THE essential ingredient in every kitchen is…

Every cook needs to have patience, it’s something that you will need a lot of.

Especially when you are working with many different levels of skill and personalities in a confined, pressured area.

From a food perspective, if you have some basic potatoes, some form of protein like a nice cut of fish or meat, plus some tasty vegetables you can produce a fantastic dish.

If you want to really impress your friends you should try using tonka bean.

It’s a luxury ingredient that you really can’t describe the taste of. Some say vanilla, some say a bittersweet almond, however when it’s infused in milk or cream it gives off a really great flavour.

The first kitchen I worked in was… I first worked as a commis chef in 1988 at Paddington House Hotel in Warrington.

It was here I gained the invaluable experience of working such long hours that come with the chef territory.

I would start work on the breakfast shift and not finish until the last meal was served.

I worked six days a week and on my day off I went to college.

The head chef and sous chef from the hotel took on the roles of good cop and bad cop.
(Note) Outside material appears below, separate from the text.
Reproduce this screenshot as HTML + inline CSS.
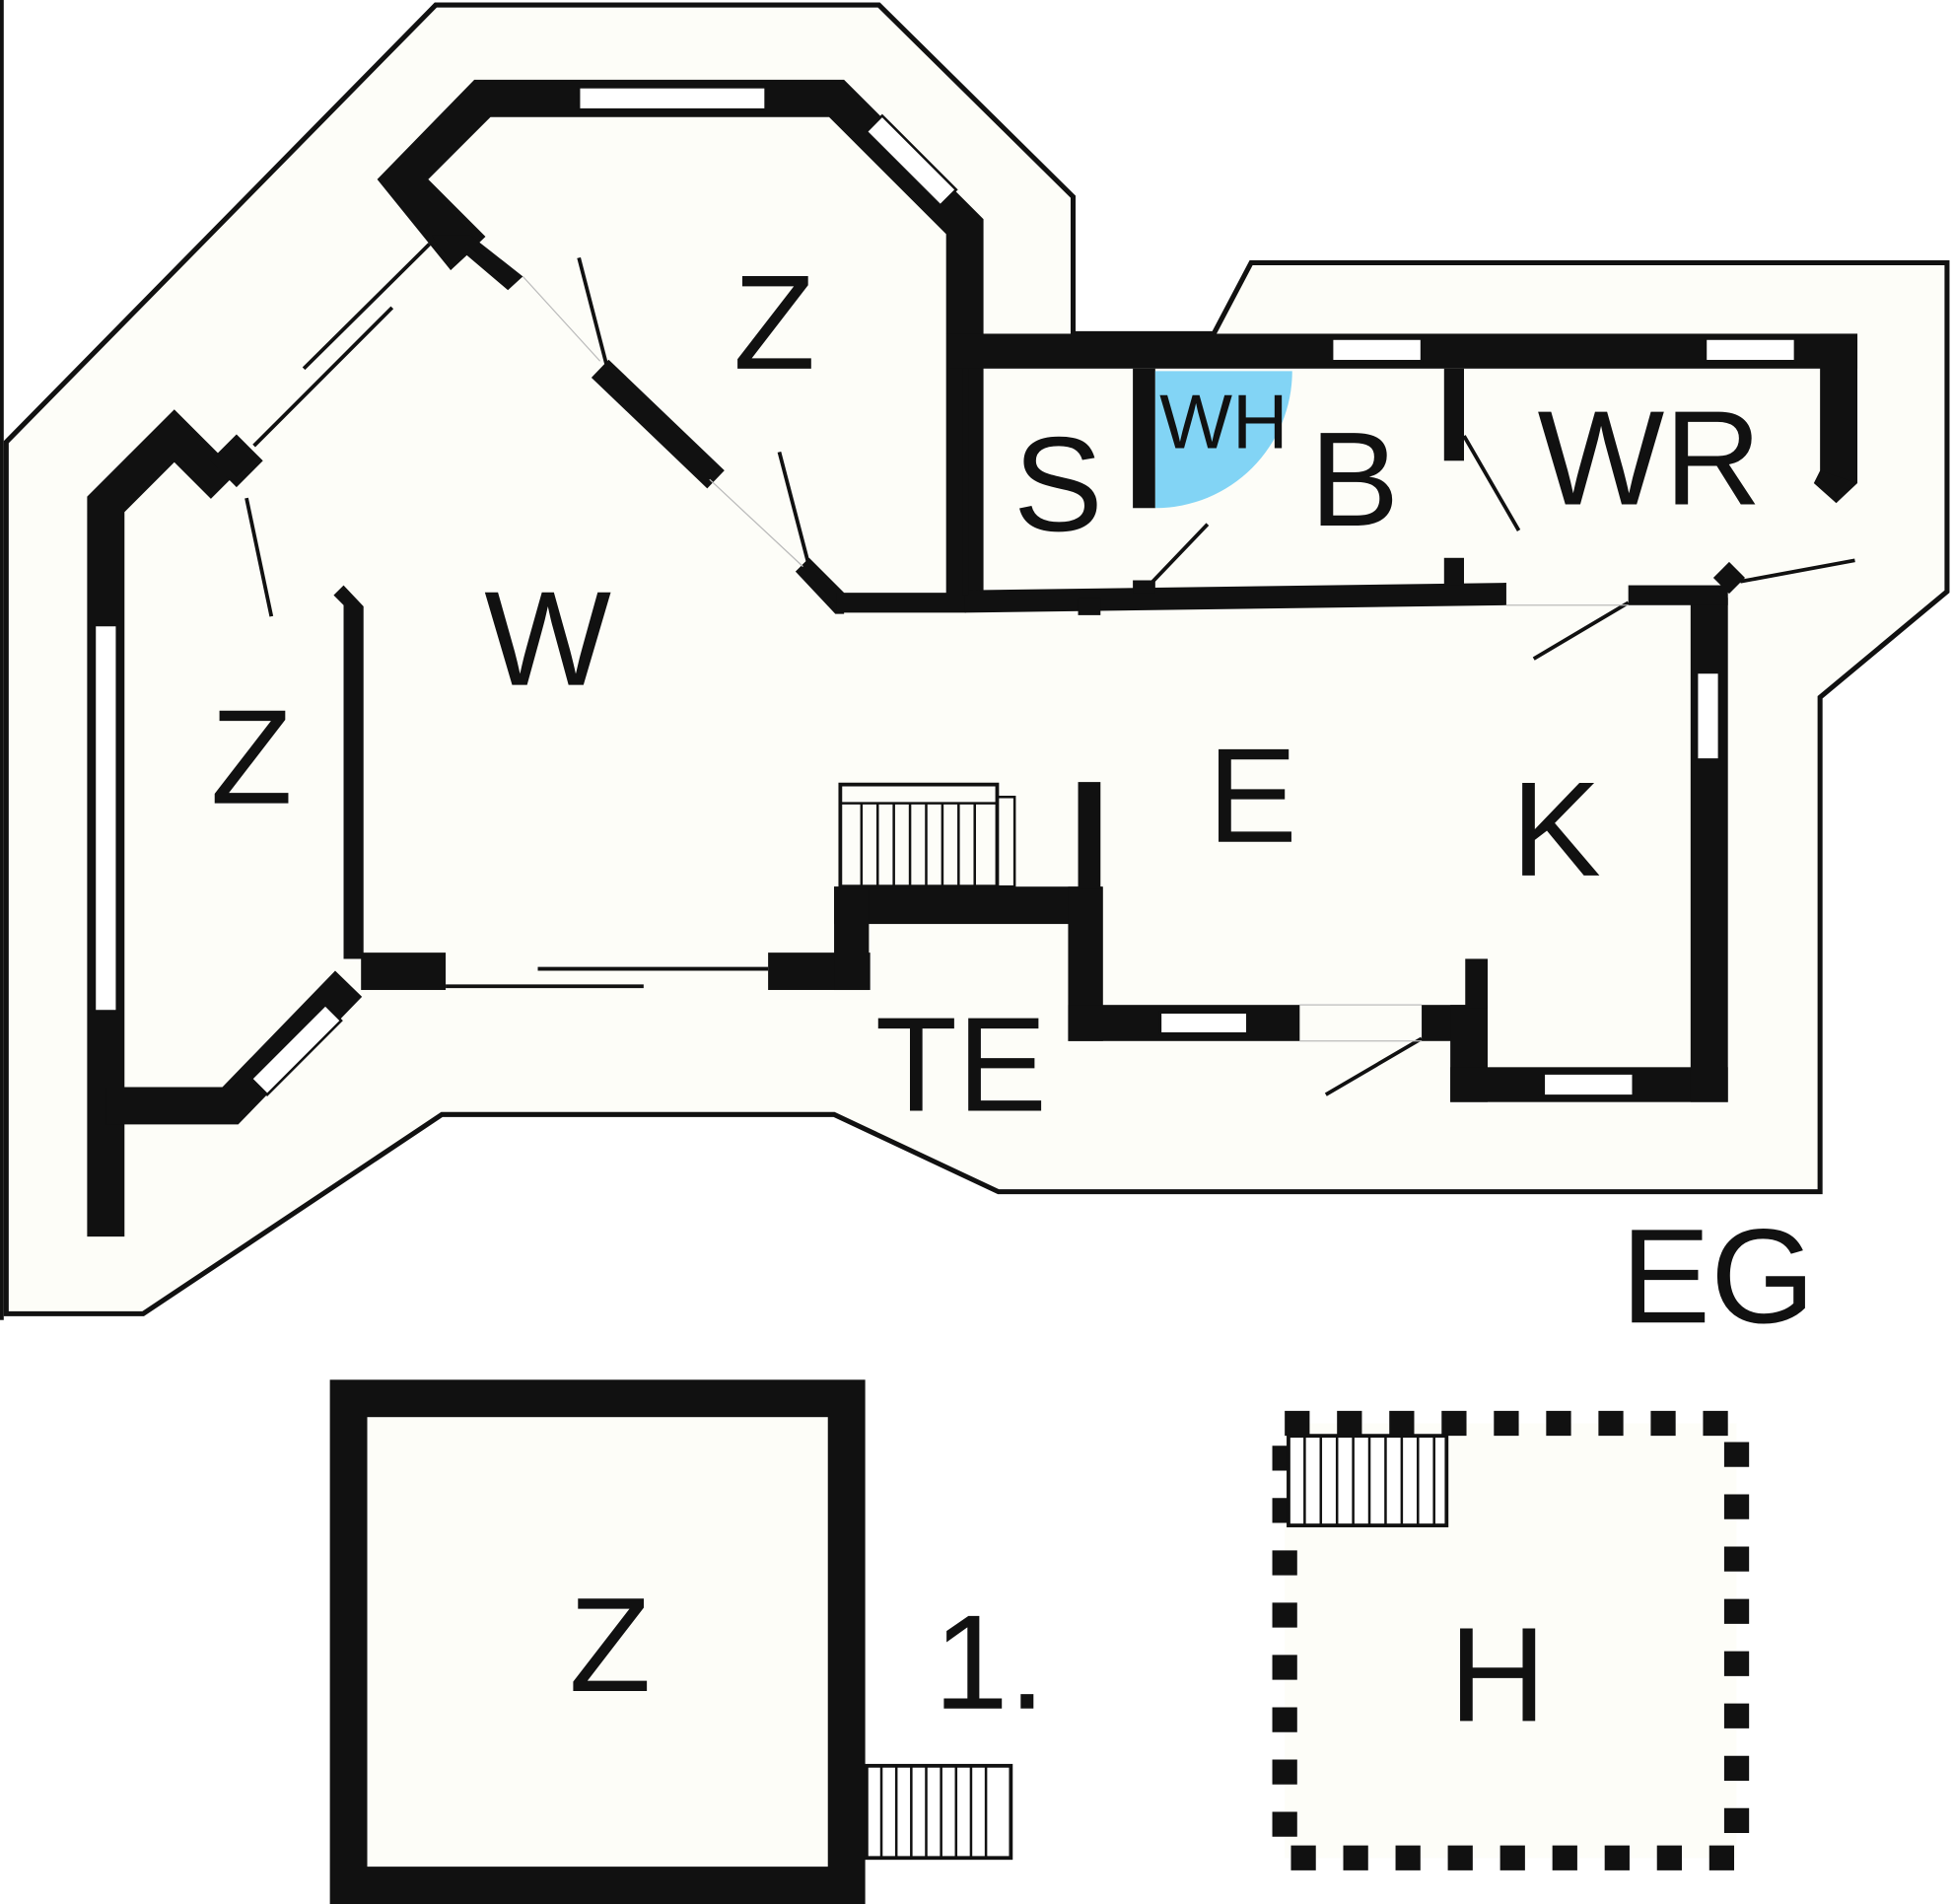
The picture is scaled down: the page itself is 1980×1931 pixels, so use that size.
<!DOCTYPE html>
<html><head><meta charset="utf-8"><style>
html,body{margin:0;padding:0;background:#fff}
svg{display:block}
text{font-family:"Liberation Sans",Arial,sans-serif;fill:#111}
</style></head><body>
<svg width="1980" height="1931" viewBox="0 0 1568 1529" preserveAspectRatio="none" xmlns="http://www.w3.org/2000/svg">
<rect width="1568" height="1529" fill="#fff"/>
<line x1="1.5" y1="0" x2="1.5" y2="1060" stroke="#111" stroke-width="3"/>
<polygon points="350,4 706,4 862,158 862,268 975,268 1005,211 1564,211 1564,475 1462,560 1462,957 802,957 670,895 355,895 115,1055 5,1055 5,355" fill="#fdfdf8" stroke="#111" stroke-width="4"/>
<g fill="#111" stroke="none">
<!-- top Z walls -->
<polygon points="381,64 678,64 790,176 790,268 760,268 760,188 666,94 394,94 344,144 390,190 362,217 303,144"/>
<polygon points="347,189 378,189 420,222 408,233 375,205 362,217"/>
<line x1="482" y1="296" x2="575" y2="385" stroke="#111" stroke-width="20"/>
<polygon points="639,459 650,448 678,476 678,493 671,493"/>
<rect x="760" y="268" width="30" height="212"/>
<rect x="672" y="476" width="104" height="16"/>
<polygon points="775,474 1210,468 1210,486 775,492"/>
<rect x="866" y="480" width="18" height="14"/>
<!-- left Z -->
<polyline points="85,993 85,405 140,350 180,390" fill="none" stroke="#111" stroke-width="30"/>
<rect x="175" y="355" width="30" height="30" transform="rotate(45 190 370)"/>
<polygon points="276,470 292,487 292,770 276,770 276,486 268,478"/>
<polyline points="85,888 185,888 280,790" fill="none" stroke="#111" stroke-width="30"/>
<rect x="290" y="765" width="68" height="30"/>
<rect x="617" y="765" width="82" height="30"/>
<rect x="670" y="712" width="215" height="30"/>
<rect x="670" y="712" width="28" height="83"/>
<rect x="858" y="712" width="28" height="124"/>
<rect x="858" y="807" width="186" height="29"/>
<rect x="866" y="628" width="18" height="86"/>
<rect x="1142" y="807" width="40" height="29"/>
<rect x="1165" y="807" width="30" height="78"/>
<rect x="1177" y="770" width="18" height="40"/>
<rect x="1165" y="857" width="223" height="28"/>
<rect x="1358" y="480" width="30" height="405"/>
<rect x="1308" y="470" width="80" height="16"/>
<rect x="762" y="268" width="730" height="28"/>
<rect x="1462" y="268" width="30" height="120"/>
<polygon points="1462,378 1492,388 1475,404 1457,388"/>
<rect x="1380" y="455" width="18" height="18" transform="rotate(45 1389 464)"/>
<rect x="773" y="296" width="5" height="182"/>
<rect x="910" y="296" width="18" height="112"/>
<rect x="910" y="466" width="18" height="10"/>
<rect x="1160" y="296" width="16" height="74"/>
<rect x="1160" y="448" width="16" height="22"/>
</g>
<path d="M928,298 L1038,298 A110,110 0 0 1 928,408 Z" fill="#82d4f5"/>
<g fill="#fff" stroke="#111" stroke-width="2">
<rect x="465" y="70" width="150" height="18"/>
<rect x="690" y="120" width="84" height="18" transform="rotate(45 732 129)"/>
<rect x="76" y="502" width="18" height="310"/>
<rect x="196" y="834" width="84" height="18" transform="rotate(-45 238 843)"/>
<rect x="932" y="813" width="70" height="17"/>
<rect x="1240" y="862" width="72" height="18"/>
<rect x="1363" y="540" width="18" height="70"/>
<rect x="1070" y="272" width="72" height="18"/>
<rect x="1370" y="272" width="72" height="18"/>
</g>
<g stroke="#111" stroke-width="3" fill="none">
<line x1="465" y1="207" x2="488" y2="296"/>
<line x1="626" y1="363" x2="650" y2="455"/>
<line x1="198" y1="400" x2="218" y2="495"/>
<line x1="244" y1="296" x2="345" y2="196"/>
<line x1="204" y1="358" x2="315" y2="247"/>
<line x1="925" y1="468" x2="970" y2="421"/>
<line x1="1176" y1="350" x2="1220" y2="426"/>
<line x1="1398" y1="467" x2="1490" y2="450"/>
<line x1="1232" y1="529" x2="1308" y2="484"/>
<line x1="1065" y1="879" x2="1142" y2="834"/>
<line x1="432" y1="778" x2="617" y2="778"/>
<line x1="358" y1="792" x2="517" y2="792"/>
</g>
<g stroke="#bbb" stroke-width="1" fill="none">
<line x1="420" y1="222" x2="482" y2="290"/>
<line x1="570" y1="385" x2="645" y2="455"/>
<line x1="1044" y1="807" x2="1142" y2="807"/>
<line x1="1044" y1="836" x2="1142" y2="836"/>
<line x1="1210" y1="486" x2="1308" y2="486"/>
</g>
<rect x="675" y="630" width="126" height="82" fill="none" stroke="#111" stroke-width="3"/>
<rect x="801" y="640" width="14" height="72" fill="none" stroke="#111" stroke-width="2"/>
<g stroke="#111" stroke-width="2">
<line x1="692" y1="645" x2="692" y2="712"/><line x1="705" y1="645" x2="705" y2="712"/><line x1="718" y1="645" x2="718" y2="712"/><line x1="731" y1="645" x2="731" y2="712"/><line x1="744" y1="645" x2="744" y2="712"/><line x1="757" y1="645" x2="757" y2="712"/><line x1="770" y1="645" x2="770" y2="712"/><line x1="783" y1="645" x2="783" y2="712"/><line x1="675" y1="645" x2="801" y2="645"/>
</g>
<!-- bottom Z -->
<rect x="280" y="1123" width="400" height="391" fill="#fdfdf8" stroke="#111" stroke-width="30"/>
<rect x="696" y="1418" width="116" height="74" fill="#fff" stroke="#111" stroke-width="3"/>
<g stroke="#111" stroke-width="2">
<line x1="708" y1="1418" x2="708" y2="1492"/><line x1="720" y1="1418" x2="720" y2="1492"/><line x1="732" y1="1418" x2="732" y2="1492"/><line x1="744" y1="1418" x2="744" y2="1492"/><line x1="756" y1="1418" x2="756" y2="1492"/><line x1="768" y1="1418" x2="768" y2="1492"/><line x1="780" y1="1418" x2="780" y2="1492"/><line x1="792" y1="1418" x2="792" y2="1492"/>
</g>
<rect x="1032" y="1143" width="363" height="349" fill="#fdfdf8" stroke="#111" stroke-width="20" stroke-dasharray="20,22"/>
<rect x="1035" y="1153" width="127" height="72" fill="#fff" stroke="#111" stroke-width="3"/>
<g stroke="#111" stroke-width="2">
<line x1="1048" y1="1153" x2="1048" y2="1225"/><line x1="1061" y1="1153" x2="1061" y2="1225"/><line x1="1074" y1="1153" x2="1074" y2="1225"/><line x1="1087" y1="1153" x2="1087" y2="1225"/><line x1="1100" y1="1153" x2="1100" y2="1225"/><line x1="1113" y1="1153" x2="1113" y2="1225"/><line x1="1126" y1="1153" x2="1126" y2="1225"/><line x1="1139" y1="1153" x2="1139" y2="1225"/><line x1="1152" y1="1153" x2="1152" y2="1225"/>
</g>
<g font-size="108">
<text x="622" y="296" text-anchor="middle">Z</text>
<text x="440" y="550" text-anchor="middle">W</text>
<text x="202" y="645" text-anchor="middle">Z</text>
<text x="850" y="426" text-anchor="middle">S</text>
<text x="1088" y="422" text-anchor="middle">B</text>
<text x="1325" y="405" text-anchor="middle">WR</text>
<text x="1006" y="676" text-anchor="middle">E</text>
<text x="1250" y="703" text-anchor="middle">K</text>
<text x="772" y="892" text-anchor="middle">TE</text>
<text x="1380" y="1062" text-anchor="middle">EG</text>
<text x="490" y="1358" text-anchor="middle">Z</text>
<text x="795" y="1372" text-anchor="middle">1.</text>
<text x="1203" y="1382" text-anchor="middle">H</text>
</g>
<text x="983" y="360" text-anchor="middle" font-size="62">WH</text>
</svg>
</body></html>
One would tell you to cook something a certain way and the other a different way.

When they were together it was like watching an old married couple, but they taught me so much. I even pass on that wisdom to my commis now.

I also worked at the Horseshoe in Croft for a fantastic chef called Charlie Monks.

He introduced me into the world of flavours and his energy levels were amazing.

My first professional job was… My first hotel head chef job was at the Village Hotel in Warrington in 1998.

It was a busy place, which really taught me how to manage different characters.

It was a great place to work and I forged some great working relationships with people. Many of whom I still work with today.

The first dish I prepared for service… My first dish was braun, a boiled and minced pigs head with herbs, onions, and carrots. All packed into terrine moulds.

I used to make this at Paddington House regularly. I was taught from an early age how to break down the sides of beef, skin and prep rabbits, pheasants and grouse.

We used to go to the market at 4am every Wednesday and come back with so much amazing fresh produce. We used to plan the menu around the market produce we purchased that morning – the best way to cook.

My signature dish people associate with me… I wouldn’t say I had a signature dish, I believe dishes change and evolve all the time.

I look to cook food with the seasons and use the best produce available.

The masters like Pierre Kauffman with his pigs trotter dish and Marco Pierre White’s tagliatelle of oysters can be deemed as ‘signature dishes’ as they have achieved perfection.

My biggest kitchen disaster was...

One that always resonates the most is ‘croquembouche’.

This is a tall structured cake that is Christmas tree shaped, made from profiteroles, cracked and spun sugar and when done perfectly is a spectacular sight.

I was the executive chef at De Vere St David’s Park Hotel and we had a wedding party who requested it for their dessert.

My pastry chef started to make the cake in the fridge as it was cooler. She had a large hexagonal mirror for the base to sit on, so she went about making the profiteroles. When I came in the next day I went to look at her ‘masterpiece’ it was a complete disaster.

Anyway we managed to sort it but what came next was the worst. We were taking it out of the fridge, but we had a lean it slightly as the base was too big and before we knew it the whole thing has collapsed on the floor. Luckily the bride and groom were very forgiving, but it was truly an awful experience.

My favourite chefs are… Anthony Bourdain because he is a real ‘turn and burn’ chef, he’s done it all at every level.

Raymond Blanc is by far the most technically gifted, revered chef of our time.

We’ve got some rising stars right here in the Hilton Manchester so watch this space!

Away from the restaurant my favourite meal is… A fry up, job done!